Quando me refiro à formação do cientista educacional, estou me referindo à formação de um profissional :

- com capacidade de mediar um projeto político-educacional em consonância com os pressupostos da sociedade e as demandas presentes na práxis educativa;
- capacitado a ampliar a esfera do educativo dentro das possibilidades educacionais : que organize espaços e ações para pedagogizar o educacional latente na sociedade;
- capaz de organizar, supervisionar e avaliar processos institucionais de forma a transformar a prática educativa mecânica, alienada e técnica, em práxis educativa, comprometida social e politicamente;
- capaz de responsabilizar-se na organização e direção de projetos de formação inicial e contínua dos educadores da sociedade, docentes e não docentes;
- que transforme saberes da prática educativa em saberes pedagógicos, cientificizando o artesanal/intuitivo do fazer da prática em saberes pedagógicos;
- que organize processos de pesquisa de cunho formativo-emancipatório de forma a estruturar as inovações educativas pressentidas como necessárias, a partir das demandas emanadas da práxis;
- que atue como gestor/pesquisador/coordenador de diversos projetos educativos, dentro e fora da escola: pressupondo sua atuação em atividades de lazer comunitário; em espaços pedagógicos nos hospitais e presídios; na formação de pessoas dentro das empresas; que saiba organizar processos de formação de educadores de ONGs; que possa assessorar atividades pedagógicas nos diversos meios de comunicação como TV, rádio, internet, quadrinhos, revistas, editoras, tornando mais pedagógicas campanhas sociais educativas sobre violência, drogas, aids, dengue; que esteja habilitado à criação e elaboração de brinquedos, materiais de auto estudo, programas de educação à distância; que organize, avalie e desenvolva pesquisas educacionais em diversos contextos sociais; que planeje projetos culturais e afins;
- que na escola, seja o mediador de processos administrativos e pedagógicos, quer na gestão, supervisão, orientação, acompanhamento e avaliação de projeto político pedagógico da unidade escolar, bem como estabelecendo e articulando as vinculações da escola com a comunidade e sociedade.
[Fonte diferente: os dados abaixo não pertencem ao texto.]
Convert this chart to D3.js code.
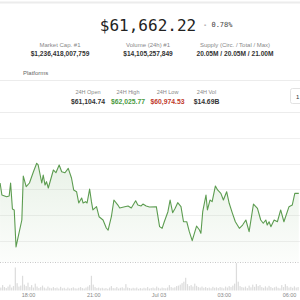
<!DOCTYPE html>
<html>
<head>
<meta charset="utf-8">
<script src="https://cdn.jsdelivr.net/npm/d3@7"></script>
<style>
  body { margin: 0; background: #fff; }
  svg { display: block; font-family: 'Liberation Sans', Arial, sans-serif; }
</style>
</head>
<body>
<svg id="chart" width="300" height="300"></svg>
<script>
// header numbers
const price = '$61,662.22'
const change = '- 0.78%'
const statLabels = ['Market Cap. #1', 'Volume (24h) #1', 'Supply (Circ. / Total / Max)']
const statValues = ['$1,236,418,007,759', '$14,105,257,849', '20.05M / 20.05M / 21.00M']
const dayLabels = ['24H Open', '24H High', '24H Low', '24H Vol']
const dayValues = ['$61,104.74', '$62,025.77', '$60,974.53', '$14.69B']
const dayColors = ['#333', '#4a9a3f', '#c0392b', '#333']

// price series
const times = [
  '07-02 16:43', '07-02 16:48', '07-02 17:01', '07-02 17:08', '07-02 17:12', '07-02 17:17', '07-02 17:22', '07-02 17:27',
  '07-02 17:33', '07-02 17:43', '07-02 17:47', '07-02 17:55', '07-02 18:04', '07-02 18:15', '07-02 18:24', '07-02 18:28',
  '07-02 18:38', '07-02 18:42', '07-02 18:47', '07-02 18:51', '07-02 18:56', '07-02 19:10', '07-02 19:17', '07-02 19:26',
  '07-02 19:33', '07-02 19:42', '07-02 19:51', '07-02 20:00', '07-02 20:06', '07-02 20:14', '07-02 20:20', '07-02 20:28',
  '07-02 20:32', '07-02 20:39', '07-02 20:43', '07-02 20:50', '07-02 20:55', '07-02 20:59', '07-02 21:09', '07-02 21:16',
  '07-02 21:27', '07-02 21:36', '07-02 21:41', '07-02 21:50', '07-02 21:57', '07-02 22:08', '07-02 22:13', '07-02 22:27',
  '07-02 22:36', '07-02 22:45', '07-02 22:57', '07-02 23:03', '07-02 23:12', '07-02 23:17', '07-02 23:26', '07-02 23:35',
  '07-02 23:54', '07-03 00:03', '07-03 00:10', '07-03 00:16', '07-03 00:26', '07-03 00:32', '07-03 00:39', '07-03 00:46',
  '07-03 00:53', '07-03 01:02', '07-03 01:09', '07-03 01:18', '07-03 01:25', '07-03 01:33', '07-03 01:39', '07-03 01:45',
  '07-03 01:53', '07-03 01:57', '07-03 02:02', '07-03 02:11', '07-03 02:15', '07-03 02:22', '07-03 02:28', '07-03 02:37',
  '07-03 02:43', '07-03 02:52', '07-03 02:59', '07-03 03:08', '07-03 03:15', '07-03 03:24', '07-03 03:32', '07-03 03:43',
  '07-03 03:52', '07-03 04:01', '07-03 04:10', '07-03 04:22', '07-03 04:33', '07-03 04:42', '07-03 04:49', '07-03 04:56',
  '07-03 05:00', '07-03 05:05', '07-03 05:10', '07-03 05:19', '07-03 05:28', '07-03 05:37', '07-03 05:46', '07-03 06:00',
  '07-03 06:09', '07-03 06:16', '07-03 06:27'
]
const prices = [
  61811, 61694, 61677, 61684, 61811, 61557, 61548, 61187,
  61287, 61450, 61879, 61775, 61811, 61921, 62003, 61987,
  61811, 61889, 61791, 61824, 61762, 61938, 61911, 61987,
  61921, 61911, 61954, 61860, 61743, 61726, 61616, 61665,
  61616, 61629, 61616, 61752, 61629, 61548, 61580, 61482,
  61450, 61372, 61352, 61482, 61645, 61596, 61567, 61580,
  61587, 61567, 61638, 61596, 61587, 61606, 61587, 61577,
  61580, 61385, 61369, 61433, 61531, 61645, 61521, 61564,
  61619, 61580, 61433, 61433, 61336, 61248, 61320, 61391,
  61352, 61320, 61531, 61694, 61548, 61645, 61629, 61782,
  61743, 61710, 61645, 61726, 61613, 61515, 61433, 61369,
  61401, 61450, 61336, 61606, 61564, 61450, 61418, 61450,
  61401, 61433, 61385, 61450, 61433, 61548, 61433, 61580,
  61596, 61710, 61710
]
const gridPrices = [61250, 61500, 61750, 62000, 62250]

// 5-minute volume bars starting 16:40
const volStart = '07-02 16:40'
const volumes = [
  90, 60, 110, 70, 50, 80, 120, 60, 90, 470,
  150, 80, 100, 300, 120, 90, 160, 70, 110, 60,
  140, 80, 50, 70, 100, 60, 40, 80, 55, 45,
  70, 50, 60, 40, 75, 45, 55, 35, 60, 40,
  50, 65, 45, 40, 55, 70, 50, 40, 60, 80,
  110, 300, 120, 70, 50, 60, 45, 55, 40, 50,
  35, 60, 90, 50, 45, 70, 40, 55, 65, 45,
  130, 60, 50, 40, 55, 45, 60, 35, 50, 40,
  55, 45, 70, 40, 50, 60, 45, 80, 55, 40,
  60, 50, 45, 60, 110, 70, 55, 65, 90, 100,
  120, 150, 180, 260, 130, 90, 110, 80, 140, 95,
  70, 60, 80, 55, 70, 50, 60, 45, 75, 55,
  65, 50, 70, 60, 45, 80, 60, 90, 70, 100,
  140, 560, 180, 90, 70, 60, 80, 50, 100, 65,
  120, 75, 130, 90, 110, 70, 55, 85, 60, 95,
  70, 50, 65, 80, 55, 45, 110, 70, 130, 90,
  60, 75, 55, 85, 60, 70
]
const tickTimes = ['07-02 18:00', '07-02 21:00', '07-03 00:00', '07-03 03:00', '07-03 06:00']

const d3p = d3.timeParse('%Y-%m-%d %H:%M')
const parse = (s) => d3p('2024-' + s)

function draw() {
  const svg = d3.select('#chart')
  const sans = "'Liberation Sans', Arial, sans-serif"
  const mono = "'DejaVu Sans Mono', monospace"

  // header ------------------------------
  svg.append('line').attr('x1', 0).attr('x2', 300).attr('y1', 2.5).attr('y2', 2.5)
    .attr('stroke', '#ececec').attr('stroke-width', 2)

  svg.append('text').text(price)
    .attr('x', 148).attr('y', 31).attr('text-anchor', 'middle')
    .style('font-family', mono).style('font-size', '16px').attr('fill', '#222')
  svg.append('text').text(change)
    .attr('x', 203).attr('y', 27)
    .style('font-family', mono).style('font-size', '7px').attr('fill', '#444')

  const statX = [60, 148, 235]
  svg.selectAll('.slab').data(statLabels).join('text')
    .attr('x', (d, i) => statX[i]).attr('y', 46.5).attr('text-anchor', 'middle')
    .style('font-size', '6px').attr('fill', '#888').text((d) => d)
  svg.selectAll('.sval').data(statValues).join('text')
    .attr('x', (d, i) => statX[i]).attr('y', 55.5).attr('text-anchor', 'middle')
    .style('font-size', '6.6px').style('font-weight', 'bold').attr('fill', '#333').text((d) => d)

  svg.append('text').text('Platforms')
    .attr('x', 23).attr('y', 74.5).style('font-size', '6px').attr('fill', '#666')
  svg.append('line').attr('x1', 0).attr('x2', 300).attr('y1', 80.5).attr('y2', 80.5).attr('stroke', '#ececec')

  const dayX = [88, 128, 167.5, 206.5]
  svg.selectAll('.dlab').data(dayLabels).join('text')
    .attr('x', (d, i) => dayX[i]).attr('y', 94).attr('text-anchor', 'middle')
    .style('font-size', '5.5px').attr('fill', '#888').text((d) => d)
  svg.selectAll('.dval').data(dayValues).join('text')
    .attr('x', (d, i) => dayX[i]).attr('y', 104).attr('text-anchor', 'middle')
    .style('font-size', '6.8px').style('font-weight', 'bold').attr('fill', (d, i) => dayColors[i]).text((d) => d)

  svg.append('rect').attr('x', 290.5).attr('y', 88.5).attr('width', 14).attr('height', 15)
    .attr('rx', 2).attr('fill', '#fff').attr('stroke', '#e2e2e2')
  svg.append('text').text('1').attr('x', 296).attr('y', 98.5)
    .style('font-size', '6px').attr('fill', '#333')
  svg.append('line').attr('x1', 0).attr('x2', 300).attr('y1', 112.5).attr('y2', 112.5).attr('stroke', '#ececec')

  // chart ------------------------------
  const data = times.map((t, i) => ({ t: parse(t), p: prices[i] }))
  const x = d3.scaleTime().domain([parse(tickTimes[0]), parse(tickTimes[4])]).range([28, 289])
  const y = d3.scaleLinear().domain([61250, 62250]).range([240.5, 138])

  svg.selectAll('.grid').data(gridPrices).join('line')
    .attr('x1', 0).attr('x2', 300)
    .attr('y1', (d) => Math.round(y(d)) + 0.5).attr('y2', (d) => Math.round(y(d)) + 0.5)
    .attr('stroke', '#f0f0f0')

  const defs = svg.append('defs')
  const grad = defs.append('linearGradient').attr('id', 'fillg')
    .attr('gradientUnits', 'userSpaceOnUse').attr('x1', 0).attr('x2', 0).attr('y1', 160).attr('y2', 262)
  grad.append('stop').attr('offset', 0).attr('stop-color', '#5f9f54').attr('stop-opacity', 0.14)
  grad.append('stop').attr('offset', 1).attr('stop-color', '#5f9f54').attr('stop-opacity', 0.02)

  const area = d3.area().x((d) => x(d.t)).y0(262).y1((d) => y(d.p))
  const line = d3.line().x((d) => x(d.t)).y((d) => y(d.p))

  svg.append('path').datum(data).attr('d', area).attr('fill', 'url(#fillg)')
  svg.append('path').datum(data).attr('d', line)
    .attr('fill', 'none').attr('stroke', '#5c9c50').attr('stroke-width', 1.1)
    .attr('stroke-linejoin', 'round')

  svg.append('line').attr('x1', 0).attr('x2', 300).attr('y1', 262.5).attr('y2', 262.5)
    .attr('stroke', '#c8c8c8').attr('stroke-dasharray', '1,1.5')

  // volume
  const v0 = parse(volStart)
  const yv = d3.scaleLinear().domain([0, 500]).range([290.5, 266])
  svg.selectAll('.vol').data(volumes).join('rect')
    .attr('x', (d, i) => x(d3.timeMinute.offset(v0, i * 5)) - 0.6)
    .attr('width', 1.2)
    .attr('y', (d) => yv(d))
    .attr('height', (d) => 290.5 - yv(d))
    .attr('fill', '#dcdcdc')

  // x axis
  const fmt = (d) => (d.getHours() === 0 ? d3.timeFormat('%b %d')(d) : d3.timeFormat('%H:%M')(d))
  const ax = svg.append('g').attr('transform', 'translate(0,289)')
    .call(d3.axisBottom(x).tickValues(tickTimes.map(parse)).tickFormat(fmt).tickSize(0).tickPadding(4))
  ax.select('.domain').remove()
  ax.selectAll('text').style('font-size', '5.5px').style('font-family', sans).attr('fill', '#888')
}

draw()
</script>
</body>
</html>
- que seja o organizador privilegiado do campo de conhecimento da Pedagogia e interlocutor preferencial nas articulações e construções coletivas com ciências afins;
- profissional empenhado na busca de respostas à construção de práticas educativas inovadoras que cumpram seu papel social na humanização dos cidadãos;
- integrador dos demais espaços educativos com o espaço escolar na busca de uma nova lógica educacional capaz de reconduzir a representação de ensino como transmissão de informação para concepções que priorizem a articulação dialética entre ser, saber e construir novas configurações de existência;
- profissional enfim, envolvido com a construção da profissionalidade docente, na busca de condições políticas e institucionais favorecedoras de novas e significativas relações sociais desejadas pelo coletivo.